_Aim of the task_:
In the material below, find every line with "matplotlib" and pull it out.

_Input data_:
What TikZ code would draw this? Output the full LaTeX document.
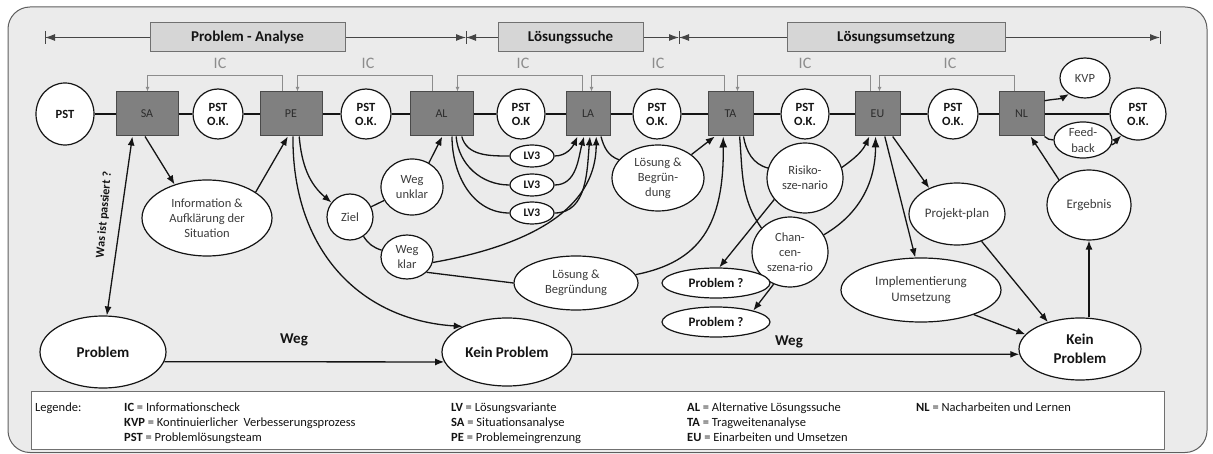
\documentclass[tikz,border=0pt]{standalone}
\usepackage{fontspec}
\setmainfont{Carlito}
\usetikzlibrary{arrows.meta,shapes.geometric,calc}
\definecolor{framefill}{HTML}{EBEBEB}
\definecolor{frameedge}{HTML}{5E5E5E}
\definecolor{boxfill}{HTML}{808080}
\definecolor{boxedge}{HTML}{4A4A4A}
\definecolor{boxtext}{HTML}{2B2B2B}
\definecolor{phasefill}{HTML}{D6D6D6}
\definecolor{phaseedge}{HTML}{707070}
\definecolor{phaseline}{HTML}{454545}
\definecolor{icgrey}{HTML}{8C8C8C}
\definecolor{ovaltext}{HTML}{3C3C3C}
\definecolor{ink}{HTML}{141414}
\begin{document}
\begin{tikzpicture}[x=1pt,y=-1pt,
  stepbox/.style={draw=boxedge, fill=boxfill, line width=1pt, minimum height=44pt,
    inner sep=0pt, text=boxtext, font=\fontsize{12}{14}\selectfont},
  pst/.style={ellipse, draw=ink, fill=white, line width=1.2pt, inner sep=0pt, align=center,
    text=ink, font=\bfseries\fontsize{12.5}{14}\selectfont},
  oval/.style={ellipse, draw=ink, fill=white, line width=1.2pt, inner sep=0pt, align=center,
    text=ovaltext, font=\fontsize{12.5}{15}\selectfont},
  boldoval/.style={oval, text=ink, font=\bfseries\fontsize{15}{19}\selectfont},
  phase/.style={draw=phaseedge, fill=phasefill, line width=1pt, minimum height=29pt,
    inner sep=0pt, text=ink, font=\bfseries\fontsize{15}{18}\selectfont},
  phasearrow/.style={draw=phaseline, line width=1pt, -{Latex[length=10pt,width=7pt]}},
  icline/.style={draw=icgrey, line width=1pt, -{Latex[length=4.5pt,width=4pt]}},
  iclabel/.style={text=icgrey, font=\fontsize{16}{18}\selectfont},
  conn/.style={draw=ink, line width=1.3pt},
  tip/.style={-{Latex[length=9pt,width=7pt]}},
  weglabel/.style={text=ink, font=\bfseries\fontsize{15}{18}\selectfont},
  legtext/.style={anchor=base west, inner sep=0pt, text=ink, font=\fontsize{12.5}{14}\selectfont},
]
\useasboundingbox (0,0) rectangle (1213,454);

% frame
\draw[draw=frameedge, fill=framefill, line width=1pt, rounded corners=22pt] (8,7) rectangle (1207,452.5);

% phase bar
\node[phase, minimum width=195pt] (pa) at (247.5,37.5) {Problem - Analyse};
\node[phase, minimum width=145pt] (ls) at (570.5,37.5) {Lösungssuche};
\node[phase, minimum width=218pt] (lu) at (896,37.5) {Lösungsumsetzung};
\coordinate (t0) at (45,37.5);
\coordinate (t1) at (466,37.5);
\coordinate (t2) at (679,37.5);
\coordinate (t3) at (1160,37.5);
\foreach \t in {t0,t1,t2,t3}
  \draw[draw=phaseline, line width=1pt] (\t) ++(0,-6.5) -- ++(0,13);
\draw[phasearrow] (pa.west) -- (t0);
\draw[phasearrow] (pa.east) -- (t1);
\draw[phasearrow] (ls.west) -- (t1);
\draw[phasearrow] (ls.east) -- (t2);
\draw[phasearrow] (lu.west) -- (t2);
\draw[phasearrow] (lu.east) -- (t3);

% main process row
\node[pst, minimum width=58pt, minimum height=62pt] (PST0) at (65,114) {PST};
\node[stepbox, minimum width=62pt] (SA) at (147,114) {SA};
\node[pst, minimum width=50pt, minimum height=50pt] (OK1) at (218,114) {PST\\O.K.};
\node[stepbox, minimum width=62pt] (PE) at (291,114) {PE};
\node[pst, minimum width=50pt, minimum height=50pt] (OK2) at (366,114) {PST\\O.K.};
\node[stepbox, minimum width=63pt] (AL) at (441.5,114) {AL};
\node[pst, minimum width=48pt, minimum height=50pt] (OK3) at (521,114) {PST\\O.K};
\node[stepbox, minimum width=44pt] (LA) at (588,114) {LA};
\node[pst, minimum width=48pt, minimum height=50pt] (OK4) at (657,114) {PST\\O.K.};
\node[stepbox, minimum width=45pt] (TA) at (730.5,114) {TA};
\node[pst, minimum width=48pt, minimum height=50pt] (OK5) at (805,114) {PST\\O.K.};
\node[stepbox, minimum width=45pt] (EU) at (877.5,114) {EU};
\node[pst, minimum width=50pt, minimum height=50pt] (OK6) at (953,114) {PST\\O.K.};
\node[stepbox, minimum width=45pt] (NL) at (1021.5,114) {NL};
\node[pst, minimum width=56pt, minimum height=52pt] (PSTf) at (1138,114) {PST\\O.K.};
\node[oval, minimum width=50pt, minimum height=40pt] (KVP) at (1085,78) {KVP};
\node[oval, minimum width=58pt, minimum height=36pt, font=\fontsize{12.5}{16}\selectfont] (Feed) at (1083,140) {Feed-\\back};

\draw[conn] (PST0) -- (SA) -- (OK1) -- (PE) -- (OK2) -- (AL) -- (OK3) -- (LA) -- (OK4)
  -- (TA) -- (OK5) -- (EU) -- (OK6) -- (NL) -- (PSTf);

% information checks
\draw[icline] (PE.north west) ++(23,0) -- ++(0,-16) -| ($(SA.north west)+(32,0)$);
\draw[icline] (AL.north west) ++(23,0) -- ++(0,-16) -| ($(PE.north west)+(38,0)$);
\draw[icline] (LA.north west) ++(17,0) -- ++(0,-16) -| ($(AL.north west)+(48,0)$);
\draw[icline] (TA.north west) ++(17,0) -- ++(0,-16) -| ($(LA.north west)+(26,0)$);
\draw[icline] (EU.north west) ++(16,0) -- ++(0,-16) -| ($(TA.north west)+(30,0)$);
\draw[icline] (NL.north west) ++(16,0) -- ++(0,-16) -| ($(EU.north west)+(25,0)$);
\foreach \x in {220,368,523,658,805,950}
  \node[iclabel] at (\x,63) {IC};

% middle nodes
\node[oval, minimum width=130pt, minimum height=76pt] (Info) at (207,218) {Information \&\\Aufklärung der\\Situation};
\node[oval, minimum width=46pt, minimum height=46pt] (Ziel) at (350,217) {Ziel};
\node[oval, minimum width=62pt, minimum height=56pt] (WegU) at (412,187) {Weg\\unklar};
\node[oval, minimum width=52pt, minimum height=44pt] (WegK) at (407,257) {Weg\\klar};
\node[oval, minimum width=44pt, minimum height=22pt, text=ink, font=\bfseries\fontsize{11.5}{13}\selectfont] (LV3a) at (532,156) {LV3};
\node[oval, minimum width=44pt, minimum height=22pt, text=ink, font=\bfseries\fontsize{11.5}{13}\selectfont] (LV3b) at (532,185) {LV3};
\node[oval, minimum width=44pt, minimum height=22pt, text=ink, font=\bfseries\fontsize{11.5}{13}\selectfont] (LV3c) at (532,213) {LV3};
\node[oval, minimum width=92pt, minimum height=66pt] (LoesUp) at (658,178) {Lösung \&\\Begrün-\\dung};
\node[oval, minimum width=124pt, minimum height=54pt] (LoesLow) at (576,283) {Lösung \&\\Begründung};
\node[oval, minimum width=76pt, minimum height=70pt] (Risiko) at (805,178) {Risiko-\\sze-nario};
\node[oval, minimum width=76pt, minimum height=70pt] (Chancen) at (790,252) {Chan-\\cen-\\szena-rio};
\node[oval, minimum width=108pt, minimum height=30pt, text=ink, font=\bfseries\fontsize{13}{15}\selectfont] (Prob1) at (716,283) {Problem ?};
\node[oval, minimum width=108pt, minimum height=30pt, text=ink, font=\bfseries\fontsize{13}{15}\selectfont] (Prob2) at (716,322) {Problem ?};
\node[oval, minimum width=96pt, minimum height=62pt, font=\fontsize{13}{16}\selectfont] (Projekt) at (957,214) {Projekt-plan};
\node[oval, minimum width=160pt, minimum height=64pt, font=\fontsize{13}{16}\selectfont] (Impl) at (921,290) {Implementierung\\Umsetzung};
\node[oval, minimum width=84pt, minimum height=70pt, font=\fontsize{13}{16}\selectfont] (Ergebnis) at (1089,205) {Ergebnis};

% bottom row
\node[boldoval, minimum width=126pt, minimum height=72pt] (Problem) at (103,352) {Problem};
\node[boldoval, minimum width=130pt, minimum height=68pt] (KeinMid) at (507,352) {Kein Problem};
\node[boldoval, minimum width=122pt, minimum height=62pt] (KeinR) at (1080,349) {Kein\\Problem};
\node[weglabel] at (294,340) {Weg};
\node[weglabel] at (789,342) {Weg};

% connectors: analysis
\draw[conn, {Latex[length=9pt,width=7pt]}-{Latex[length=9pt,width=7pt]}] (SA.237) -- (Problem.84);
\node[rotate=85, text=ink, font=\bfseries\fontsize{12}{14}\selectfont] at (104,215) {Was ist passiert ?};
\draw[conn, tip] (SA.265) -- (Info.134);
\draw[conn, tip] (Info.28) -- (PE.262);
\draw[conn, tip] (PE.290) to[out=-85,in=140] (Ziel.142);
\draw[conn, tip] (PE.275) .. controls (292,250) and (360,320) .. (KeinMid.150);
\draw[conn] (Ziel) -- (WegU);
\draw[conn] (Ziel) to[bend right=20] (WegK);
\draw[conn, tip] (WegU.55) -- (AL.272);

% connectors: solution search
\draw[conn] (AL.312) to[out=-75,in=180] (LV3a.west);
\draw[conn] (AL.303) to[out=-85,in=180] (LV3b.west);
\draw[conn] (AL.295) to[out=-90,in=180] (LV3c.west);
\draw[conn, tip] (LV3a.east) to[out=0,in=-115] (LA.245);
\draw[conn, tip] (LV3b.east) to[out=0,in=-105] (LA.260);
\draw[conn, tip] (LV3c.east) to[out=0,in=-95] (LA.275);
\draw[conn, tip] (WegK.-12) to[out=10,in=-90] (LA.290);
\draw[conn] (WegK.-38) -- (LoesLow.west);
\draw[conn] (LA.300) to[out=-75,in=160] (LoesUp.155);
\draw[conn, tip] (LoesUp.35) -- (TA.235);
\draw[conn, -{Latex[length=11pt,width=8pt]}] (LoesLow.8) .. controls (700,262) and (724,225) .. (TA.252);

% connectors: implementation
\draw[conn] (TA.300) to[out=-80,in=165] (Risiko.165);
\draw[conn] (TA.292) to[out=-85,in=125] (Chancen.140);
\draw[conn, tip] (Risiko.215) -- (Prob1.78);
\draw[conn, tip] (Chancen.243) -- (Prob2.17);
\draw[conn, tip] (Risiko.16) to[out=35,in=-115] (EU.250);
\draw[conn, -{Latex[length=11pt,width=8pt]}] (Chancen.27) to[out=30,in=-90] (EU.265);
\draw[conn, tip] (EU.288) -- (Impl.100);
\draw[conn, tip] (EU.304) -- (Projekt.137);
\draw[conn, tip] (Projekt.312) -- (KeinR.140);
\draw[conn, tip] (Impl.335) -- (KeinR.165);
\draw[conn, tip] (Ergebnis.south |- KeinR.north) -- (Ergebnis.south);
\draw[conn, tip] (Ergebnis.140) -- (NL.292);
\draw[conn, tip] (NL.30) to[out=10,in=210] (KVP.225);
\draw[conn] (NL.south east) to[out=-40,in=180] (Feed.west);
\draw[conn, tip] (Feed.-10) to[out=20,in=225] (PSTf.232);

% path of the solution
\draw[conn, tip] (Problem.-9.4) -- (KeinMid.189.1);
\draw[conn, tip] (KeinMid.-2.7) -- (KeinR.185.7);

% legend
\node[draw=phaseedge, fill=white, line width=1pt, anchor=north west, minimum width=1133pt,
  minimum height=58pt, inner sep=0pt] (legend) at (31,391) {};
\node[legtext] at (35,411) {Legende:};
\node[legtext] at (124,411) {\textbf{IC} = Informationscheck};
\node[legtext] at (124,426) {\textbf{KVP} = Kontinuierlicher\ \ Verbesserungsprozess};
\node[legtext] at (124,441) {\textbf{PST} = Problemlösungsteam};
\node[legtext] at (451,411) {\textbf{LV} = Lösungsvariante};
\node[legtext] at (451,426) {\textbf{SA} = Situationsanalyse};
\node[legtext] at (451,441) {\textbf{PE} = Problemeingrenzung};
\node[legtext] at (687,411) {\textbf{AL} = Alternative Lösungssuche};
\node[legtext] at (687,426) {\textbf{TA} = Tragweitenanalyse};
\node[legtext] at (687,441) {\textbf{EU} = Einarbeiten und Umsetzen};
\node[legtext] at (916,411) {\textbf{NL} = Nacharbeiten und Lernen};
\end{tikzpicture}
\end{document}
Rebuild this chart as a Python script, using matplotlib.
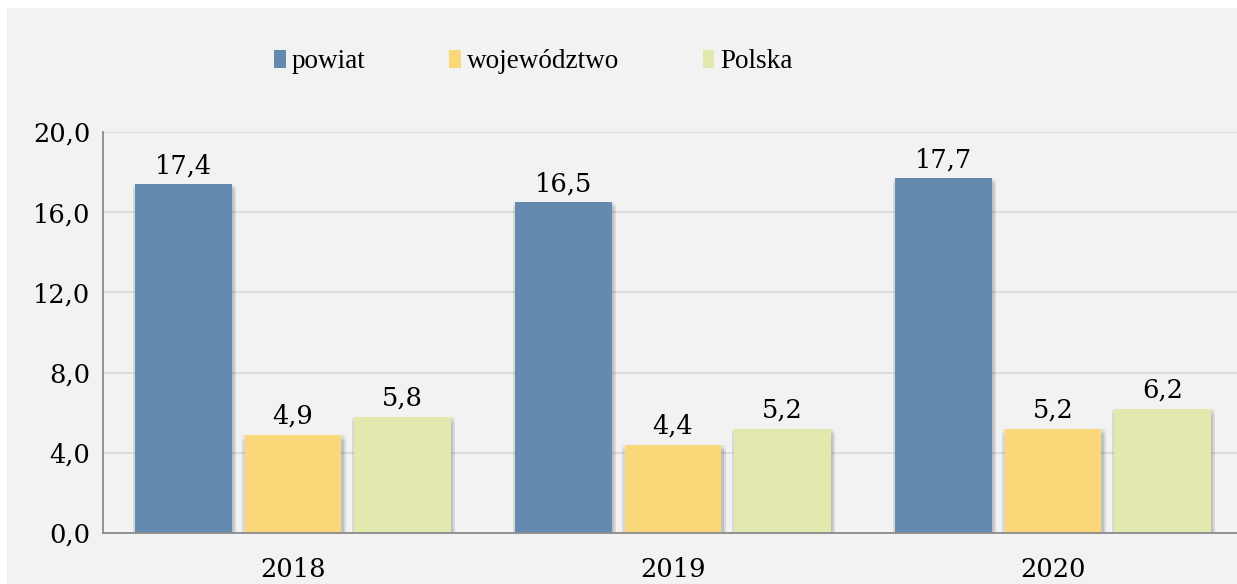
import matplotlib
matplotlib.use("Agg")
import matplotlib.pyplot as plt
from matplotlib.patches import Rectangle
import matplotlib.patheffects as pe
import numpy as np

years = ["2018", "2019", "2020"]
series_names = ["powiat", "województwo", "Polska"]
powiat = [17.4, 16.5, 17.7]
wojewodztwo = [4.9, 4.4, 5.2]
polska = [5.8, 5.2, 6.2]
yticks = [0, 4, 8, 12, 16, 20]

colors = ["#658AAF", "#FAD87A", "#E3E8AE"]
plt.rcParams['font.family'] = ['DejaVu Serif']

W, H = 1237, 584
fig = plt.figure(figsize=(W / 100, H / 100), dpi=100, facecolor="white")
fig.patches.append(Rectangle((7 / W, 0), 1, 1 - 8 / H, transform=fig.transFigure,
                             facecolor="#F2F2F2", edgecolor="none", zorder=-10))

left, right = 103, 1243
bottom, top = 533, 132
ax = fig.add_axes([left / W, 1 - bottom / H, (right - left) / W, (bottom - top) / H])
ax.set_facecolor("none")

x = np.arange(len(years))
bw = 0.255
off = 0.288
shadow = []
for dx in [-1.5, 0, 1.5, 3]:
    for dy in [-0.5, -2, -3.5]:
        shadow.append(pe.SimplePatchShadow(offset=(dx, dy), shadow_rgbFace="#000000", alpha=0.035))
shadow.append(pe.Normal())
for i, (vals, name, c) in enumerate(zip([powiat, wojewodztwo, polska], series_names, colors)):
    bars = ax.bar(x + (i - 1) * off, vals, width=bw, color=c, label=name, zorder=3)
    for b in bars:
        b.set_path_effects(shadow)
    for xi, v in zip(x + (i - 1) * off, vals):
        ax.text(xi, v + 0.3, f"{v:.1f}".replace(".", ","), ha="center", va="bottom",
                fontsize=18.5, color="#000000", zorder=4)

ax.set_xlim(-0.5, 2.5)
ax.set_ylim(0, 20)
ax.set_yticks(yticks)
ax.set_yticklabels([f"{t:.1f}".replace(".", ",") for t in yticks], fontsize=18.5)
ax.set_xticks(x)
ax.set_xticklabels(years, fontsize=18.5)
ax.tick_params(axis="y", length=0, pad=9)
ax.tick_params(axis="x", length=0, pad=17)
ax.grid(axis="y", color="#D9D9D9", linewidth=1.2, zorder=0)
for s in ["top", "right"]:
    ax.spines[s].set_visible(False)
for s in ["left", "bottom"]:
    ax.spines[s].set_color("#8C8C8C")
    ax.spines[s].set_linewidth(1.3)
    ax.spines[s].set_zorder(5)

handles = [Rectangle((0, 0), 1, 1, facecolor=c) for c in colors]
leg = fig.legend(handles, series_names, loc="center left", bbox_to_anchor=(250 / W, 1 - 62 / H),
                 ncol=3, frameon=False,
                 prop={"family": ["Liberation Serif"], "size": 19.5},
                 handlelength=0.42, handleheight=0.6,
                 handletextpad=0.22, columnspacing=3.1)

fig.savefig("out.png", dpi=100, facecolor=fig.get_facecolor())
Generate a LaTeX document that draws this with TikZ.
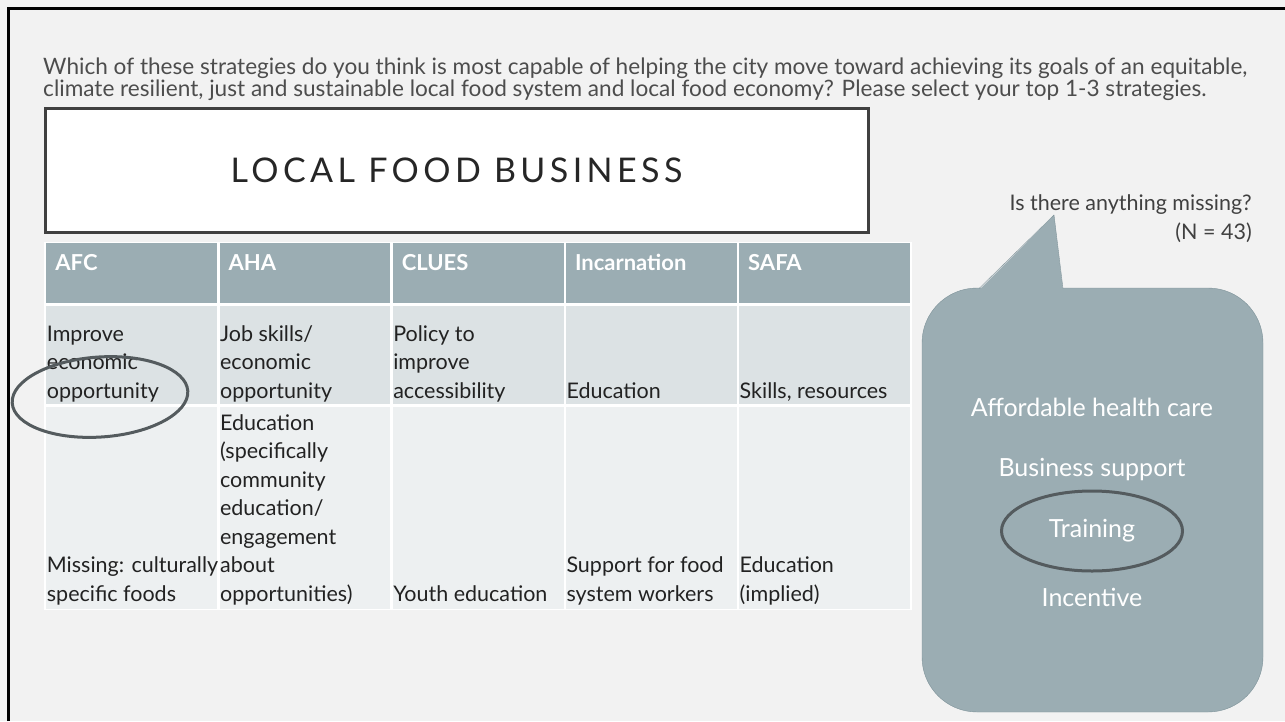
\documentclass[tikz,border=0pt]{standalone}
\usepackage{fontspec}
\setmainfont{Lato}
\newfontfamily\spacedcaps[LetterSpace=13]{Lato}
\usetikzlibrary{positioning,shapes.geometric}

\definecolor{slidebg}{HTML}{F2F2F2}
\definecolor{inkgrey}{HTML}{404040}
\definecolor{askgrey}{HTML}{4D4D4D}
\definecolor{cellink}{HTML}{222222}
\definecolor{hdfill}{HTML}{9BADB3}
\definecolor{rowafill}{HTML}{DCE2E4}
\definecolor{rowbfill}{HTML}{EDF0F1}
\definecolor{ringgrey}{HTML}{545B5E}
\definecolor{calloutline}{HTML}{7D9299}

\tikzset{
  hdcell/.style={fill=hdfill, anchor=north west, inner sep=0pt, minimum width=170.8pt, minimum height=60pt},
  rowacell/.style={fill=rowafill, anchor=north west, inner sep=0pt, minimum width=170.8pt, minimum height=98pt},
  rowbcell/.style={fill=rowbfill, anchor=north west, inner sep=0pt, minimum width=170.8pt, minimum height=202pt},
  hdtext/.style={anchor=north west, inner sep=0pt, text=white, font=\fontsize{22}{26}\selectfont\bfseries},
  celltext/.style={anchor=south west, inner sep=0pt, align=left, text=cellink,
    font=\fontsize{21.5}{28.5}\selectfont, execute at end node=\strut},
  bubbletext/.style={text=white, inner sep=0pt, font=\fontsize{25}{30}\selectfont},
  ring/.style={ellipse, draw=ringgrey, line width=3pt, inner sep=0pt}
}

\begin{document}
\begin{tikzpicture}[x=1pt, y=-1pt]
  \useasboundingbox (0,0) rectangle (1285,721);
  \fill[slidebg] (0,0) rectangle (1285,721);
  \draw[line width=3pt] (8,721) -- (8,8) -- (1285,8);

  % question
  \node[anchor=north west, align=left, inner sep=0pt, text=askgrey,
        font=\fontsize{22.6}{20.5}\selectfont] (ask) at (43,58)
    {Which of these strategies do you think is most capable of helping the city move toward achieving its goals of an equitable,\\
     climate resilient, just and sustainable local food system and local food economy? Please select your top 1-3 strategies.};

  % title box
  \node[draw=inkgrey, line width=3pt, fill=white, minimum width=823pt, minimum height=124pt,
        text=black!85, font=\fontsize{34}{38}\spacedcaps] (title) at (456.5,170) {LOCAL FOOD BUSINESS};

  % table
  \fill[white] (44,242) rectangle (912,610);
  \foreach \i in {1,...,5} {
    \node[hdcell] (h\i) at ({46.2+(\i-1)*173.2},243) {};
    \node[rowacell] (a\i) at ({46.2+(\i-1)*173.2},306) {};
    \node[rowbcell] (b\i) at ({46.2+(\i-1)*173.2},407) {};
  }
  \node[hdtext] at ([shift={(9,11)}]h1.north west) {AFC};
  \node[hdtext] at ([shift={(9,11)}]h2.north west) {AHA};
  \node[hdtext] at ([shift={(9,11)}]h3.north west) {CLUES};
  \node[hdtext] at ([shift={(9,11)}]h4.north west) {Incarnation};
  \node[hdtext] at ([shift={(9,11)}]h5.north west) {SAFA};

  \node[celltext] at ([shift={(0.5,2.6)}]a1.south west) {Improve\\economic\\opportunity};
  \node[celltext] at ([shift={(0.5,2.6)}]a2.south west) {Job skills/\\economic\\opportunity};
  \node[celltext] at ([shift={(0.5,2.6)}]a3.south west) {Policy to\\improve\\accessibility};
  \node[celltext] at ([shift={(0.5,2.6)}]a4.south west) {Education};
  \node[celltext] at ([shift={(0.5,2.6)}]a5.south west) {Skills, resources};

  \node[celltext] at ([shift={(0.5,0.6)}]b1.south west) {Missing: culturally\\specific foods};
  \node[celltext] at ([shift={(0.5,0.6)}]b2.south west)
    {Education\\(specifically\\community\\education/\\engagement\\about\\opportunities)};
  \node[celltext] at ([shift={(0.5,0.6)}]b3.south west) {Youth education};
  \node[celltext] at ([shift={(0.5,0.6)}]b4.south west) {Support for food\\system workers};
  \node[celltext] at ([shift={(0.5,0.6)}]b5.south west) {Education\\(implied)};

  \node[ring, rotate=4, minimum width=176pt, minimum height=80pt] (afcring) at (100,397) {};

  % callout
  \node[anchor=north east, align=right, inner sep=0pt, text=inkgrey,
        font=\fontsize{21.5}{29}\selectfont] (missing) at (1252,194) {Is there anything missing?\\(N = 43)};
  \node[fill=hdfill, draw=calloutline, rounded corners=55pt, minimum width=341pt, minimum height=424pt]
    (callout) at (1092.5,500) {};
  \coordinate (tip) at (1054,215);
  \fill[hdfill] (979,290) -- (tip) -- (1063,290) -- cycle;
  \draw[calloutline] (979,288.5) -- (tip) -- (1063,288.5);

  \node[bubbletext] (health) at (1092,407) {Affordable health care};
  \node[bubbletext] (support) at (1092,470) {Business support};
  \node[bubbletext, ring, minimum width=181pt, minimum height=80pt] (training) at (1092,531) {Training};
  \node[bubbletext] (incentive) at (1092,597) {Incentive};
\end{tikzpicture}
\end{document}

_Output_:
Rebuild this chart as a Python script, using matplotlib.
import matplotlib
matplotlib.use("Agg")
import matplotlib.pyplot as plt
from matplotlib.patches import Rectangle
import matplotlib.patheffects as pe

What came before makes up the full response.